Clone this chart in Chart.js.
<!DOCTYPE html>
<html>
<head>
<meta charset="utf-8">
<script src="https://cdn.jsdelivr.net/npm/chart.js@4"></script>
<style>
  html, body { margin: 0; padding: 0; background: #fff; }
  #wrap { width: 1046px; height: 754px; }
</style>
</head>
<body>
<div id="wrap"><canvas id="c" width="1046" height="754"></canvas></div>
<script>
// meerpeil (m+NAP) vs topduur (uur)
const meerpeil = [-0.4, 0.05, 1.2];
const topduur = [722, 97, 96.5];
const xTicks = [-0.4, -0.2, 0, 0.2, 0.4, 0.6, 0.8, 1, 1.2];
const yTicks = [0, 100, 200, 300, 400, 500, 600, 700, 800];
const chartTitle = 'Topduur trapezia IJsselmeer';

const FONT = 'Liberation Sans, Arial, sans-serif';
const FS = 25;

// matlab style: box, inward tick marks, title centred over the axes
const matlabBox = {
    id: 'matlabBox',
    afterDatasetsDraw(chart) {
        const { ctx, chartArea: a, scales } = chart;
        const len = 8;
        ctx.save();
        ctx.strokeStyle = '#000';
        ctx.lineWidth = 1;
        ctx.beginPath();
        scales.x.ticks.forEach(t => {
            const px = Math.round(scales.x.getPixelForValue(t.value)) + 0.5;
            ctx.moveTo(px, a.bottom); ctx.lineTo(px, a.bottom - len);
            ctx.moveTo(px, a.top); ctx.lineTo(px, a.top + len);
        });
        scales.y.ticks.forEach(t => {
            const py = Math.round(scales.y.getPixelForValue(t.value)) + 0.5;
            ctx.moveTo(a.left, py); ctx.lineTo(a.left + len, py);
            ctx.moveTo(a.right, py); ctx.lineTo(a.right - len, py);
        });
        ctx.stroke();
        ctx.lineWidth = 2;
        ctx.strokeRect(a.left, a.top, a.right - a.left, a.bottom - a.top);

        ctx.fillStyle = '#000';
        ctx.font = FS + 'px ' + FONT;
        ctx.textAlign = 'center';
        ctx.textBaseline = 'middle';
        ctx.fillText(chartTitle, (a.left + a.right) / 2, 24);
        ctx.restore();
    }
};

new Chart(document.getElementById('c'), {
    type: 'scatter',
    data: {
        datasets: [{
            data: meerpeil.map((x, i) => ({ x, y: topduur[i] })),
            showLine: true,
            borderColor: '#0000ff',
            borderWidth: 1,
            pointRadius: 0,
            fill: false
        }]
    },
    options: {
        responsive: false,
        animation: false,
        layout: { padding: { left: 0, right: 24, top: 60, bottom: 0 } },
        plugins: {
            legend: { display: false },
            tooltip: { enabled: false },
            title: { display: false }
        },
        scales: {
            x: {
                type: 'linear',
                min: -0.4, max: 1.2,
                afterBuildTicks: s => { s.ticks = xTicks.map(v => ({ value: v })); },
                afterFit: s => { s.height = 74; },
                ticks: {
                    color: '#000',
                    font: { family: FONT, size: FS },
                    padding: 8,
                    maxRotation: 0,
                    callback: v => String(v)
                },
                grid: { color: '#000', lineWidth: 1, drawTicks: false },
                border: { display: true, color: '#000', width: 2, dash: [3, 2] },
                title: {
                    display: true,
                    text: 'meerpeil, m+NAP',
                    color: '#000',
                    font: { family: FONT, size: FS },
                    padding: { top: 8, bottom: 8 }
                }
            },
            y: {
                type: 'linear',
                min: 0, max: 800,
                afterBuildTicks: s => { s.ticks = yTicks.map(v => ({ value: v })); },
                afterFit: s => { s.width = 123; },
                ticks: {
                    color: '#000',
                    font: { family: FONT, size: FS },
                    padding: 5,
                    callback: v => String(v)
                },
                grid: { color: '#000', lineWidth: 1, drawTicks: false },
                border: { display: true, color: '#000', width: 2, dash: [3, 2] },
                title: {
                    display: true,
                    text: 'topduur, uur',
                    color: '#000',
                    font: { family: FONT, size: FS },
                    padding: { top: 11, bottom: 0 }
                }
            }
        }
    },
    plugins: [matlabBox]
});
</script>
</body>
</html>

> [Problem details]
Quote exactly the opening line of the material above and every line after it, up to and including the line that contains "const chartTitle = 'Topduur".

> [Result for this task]
Clone this chart in Chart.js.
<!DOCTYPE html>
<html>
<head>
<meta charset="utf-8">
<script src="https://cdn.jsdelivr.net/npm/chart.js@4"></script>
<style>
  html, body { margin: 0; padding: 0; background: #fff; }
  #wrap { width: 1046px; height: 754px; }
</style>
</head>
<body>
<div id="wrap"><canvas id="c" width="1046" height="754"></canvas></div>
<script>
// meerpeil (m+NAP) vs topduur (uur)
const meerpeil = [-0.4, 0.05, 1.2];
const topduur = [722, 97, 96.5];
const xTicks = [-0.4, -0.2, 0, 0.2, 0.4, 0.6, 0.8, 1, 1.2];
const yTicks = [0, 100, 200, 300, 400, 500, 600, 700, 800];
const chartTitle = 'Topduur trapezia IJsselmeer';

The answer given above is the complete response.